L’étude que nous avons réalisée nous permet de mettre en exergue trois enseignements principaux.

  • D’abord, elle confirme le moment charnière que nous vivons actuellement. Nos métiers sont en pleine mutation : ils tendent vers une plus grande professionnalisation, font émerger des technicités propres à nos activités, et mettent à jour des profils adaptés à nos métiers. L’un des indicateurs de ce « changement » réside dans la spécialisation de l’exercice des Affaires publiques. On remarque ainsi que les professionnels évoluant en organisation professionnelle ne sont plus enchâssés dans un discours de sachant, lui-même issu de leur expérience d’acteur du secteur qu’ils représentent. Ils deviennent des « vulgarisateurs » pour rendre compréhensible et intelligible des intérêts pluriels au sein d’une même fédération. Dès lors ce ne sont plus uniquement des profils de techniciens/acteur du secteur qui sont recherchés dans les fédérations, mais également des profils de représentant/coordinateur du secteur. Pour ce qui tient des entreprises, les professionnels doivent eux se fondre dans le cœur « business » de la société dans laquelle ils exercent. Ils sont donc le produit d’un exercice qui se retrouve segmenté entre les affaires territoriales, nationales/européennes et même internationales compte tenu de l’impact géopolitique sur nos activités économiques ;

  • À cela s’ajoute une transformation profonde des parcours des professionnels des Affaires publiques. Les trajectoires entre le public et le privé deviennent de plus en plus une « norme » distinctive dans le champ des Affaires publiques. Jusqu’à une période encore très récente, la trajectoire royale se réalisait principalement entre cabinets ministériels et institutions parlementaires. Les parcours sont aujourd’hui mixtes et alternent entre institutions, entreprises, cabinets de conseil et organisations professionnelles ;

  • En découle une mutation des métiers de l’influence qui vient de la nécessité de maîtriser une palette plus large de techniques et d’opérer une vision à 360° des métiers de l’influence. Ainsi, les parcours sont moins linéaires, mais s’illustrent dans des domaines à la fois plus complets et plus complémentaires (communication, RSE, etc.). On peut donc parler d’une transformation de la spécialisation. Elle n’est plus seulement celle d’une spécialité liée au secteur d’activité, mais une spécialité de la pratique des métiers de l’influence.
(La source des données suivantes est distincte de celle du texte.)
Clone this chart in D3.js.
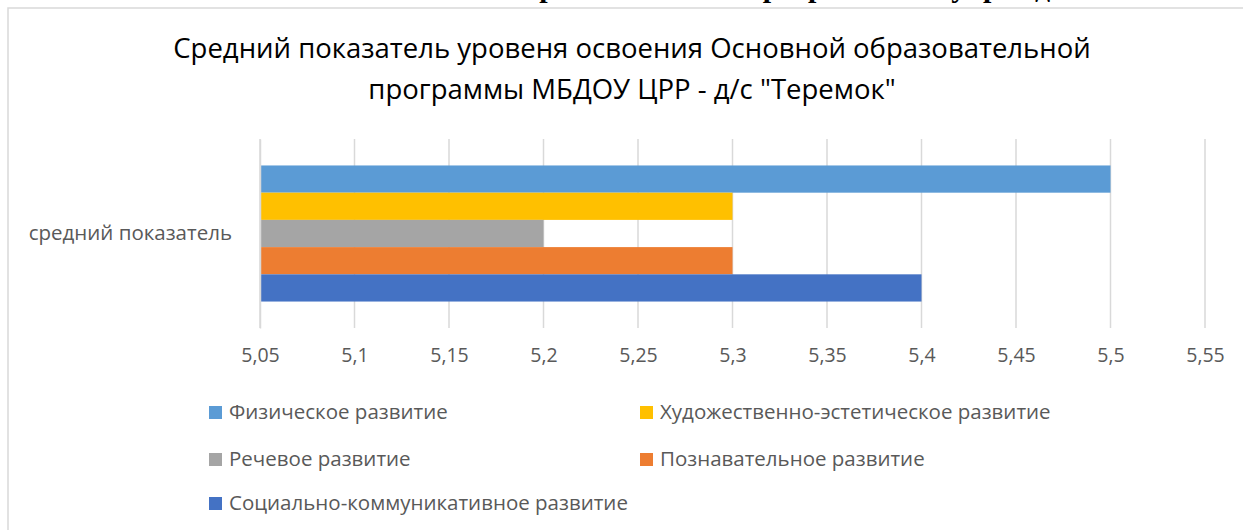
<!DOCTYPE html>
<html><head><meta charset="utf-8">
<script src="https://cdn.jsdelivr.net/npm/d3@7"></script>
<style>html,body{margin:0;padding:0;background:#fff;overflow:hidden}</style>
</head><body>
<script>
const categories = ["средний показатель"];
const seriesNames = ["Физическое развитие","Художественно-эстетическое развитие","Речевое развитие","Познавательное развитие","Социально-коммуникативное развитие"];
const seriesValues = [5.5, 5.3, 5.2, 5.3, 5.4];
const seriesColors = ["#5b9bd5","#ffc000","#a5a5a5","#ed7d31","#4472c4"];
const tickValues = [5.05,5.1,5.15,5.2,5.25,5.3,5.35,5.4,5.45,5.5,5.55];
const titleLines = ["Средний показатель уровеня освоения Основной образовательной","программы МБДОУ ЦРР - д/с \"Теремок\""];
const headerText = "Показатели освоения основной образовательной программы по учреждению";

const W=1243,H=530;
const font="'Open Sans', 'Noto Sans', sans-serif";
const svg=d3.select("body").append("svg").attr("width",W).attr("height",H);

// cut-off header text
svg.append("text").attr("x",600).attr("y",-3).attr("text-anchor","middle")
  .attr("font-family","'Liberation Serif', serif").attr("font-weight","bold").attr("font-size",30)
  .attr("fill","#000").text(headerText);

// frame
svg.append("rect").attr("x",8).attr("y",8).attr("width",W).attr("height",H).attr("fill","#fff").attr("stroke","#d9d9d9").attr("stroke-width",1.5);

// title
svg.append("g").selectAll("text").data(titleLines).join("text")
  .attr("x",632).attr("y",(d,i)=>58+i*41).attr("text-anchor","middle")
  .attr("font-family",font).attr("font-size",27.5).attr("fill","#000").text(d=>d);

const x=d3.scaleLinear().domain([5.05,5.55]).range([260,1205]);
const y0=d3.scaleBand().domain(categories).range([139,328]);
const y1=d3.scaleBand().domain(seriesNames).range([y0.bandwidth()*0.14,y0.bandwidth()*0.86]);

// grid
svg.append("g").selectAll("line").data(tickValues).join("line")
  .attr("x1",d=>x(d)).attr("x2",d=>x(d)).attr("y1",139).attr("y2",328)
  .attr("stroke","#d9d9d9").attr("stroke-width",1.5);

// bars
const g=svg.append("g");
categories.forEach(c=>{
  g.selectAll("rect.b").data(seriesNames.map((n,i)=>({n,v:seriesValues[i],c:seriesColors[i]}))).join("rect")
    .attr("x",x(5.05)).attr("y",d=>y0(c)+y1(d.n)).attr("height",y1.bandwidth())
    .attr("width",d=>x(d.v)-x(5.05)).attr("fill",d=>d.c);
});

// x axis labels
const fmt=d=>String(d).replace(".",",");
const ax=svg.append("g").attr("transform","translate(0,328)")
  .call(d3.axisBottom(x).tickValues(tickValues).tickFormat(fmt).tickSize(0).tickPadding(20));
ax.select(".domain").remove();
ax.selectAll("text").attr("font-family",font).attr("font-size",19.5).attr("fill","#595959");

// category axis
const ay=svg.append("g").attr("transform","translate(260,0)")
  .call(d3.axisLeft(y0).tickSize(0).tickPadding(28));
ay.select(".domain").attr("stroke","#d9d9d9").attr("stroke-width",1.5);
ay.selectAll("text").attr("font-family",font).attr("font-size",20.5).attr("fill","#595959");

// legend
const legPos=[[209,412],[640,412],[209,459],[640,459],[209,503]];
const lg=svg.append("g").selectAll("g").data(seriesNames).join("g")
  .attr("transform",(d,i)=>`translate(${legPos[i][0]},${legPos[i][1]})`);
lg.append("rect").attr("x",0).attr("y",-6).attr("width",13).attr("height",13).attr("fill",(d,i)=>seriesColors[i]);
lg.append("text").attr("x",20).attr("y",0).attr("dy","0.35em").attr("font-family",font)
  .attr("font-size",20.5).attr("fill","#595959").text(d=>d);
</script>
</body></html>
Au final, retrouve-t-on une dynamique semblable dans les autres pays européens ? Oui, mais la focalisation sur le cas français permet de mettre en exergue que ce marché ne bénéficie pas de la même maturité que la place bruxelloise – qui se veut européenne par essence. La particularité de la France tient principalement dans la centralisation du pouvoir politique à Paris. Un héritage à la fois historique et politique, qui contraint les carrières et l’exercice de nos métiers.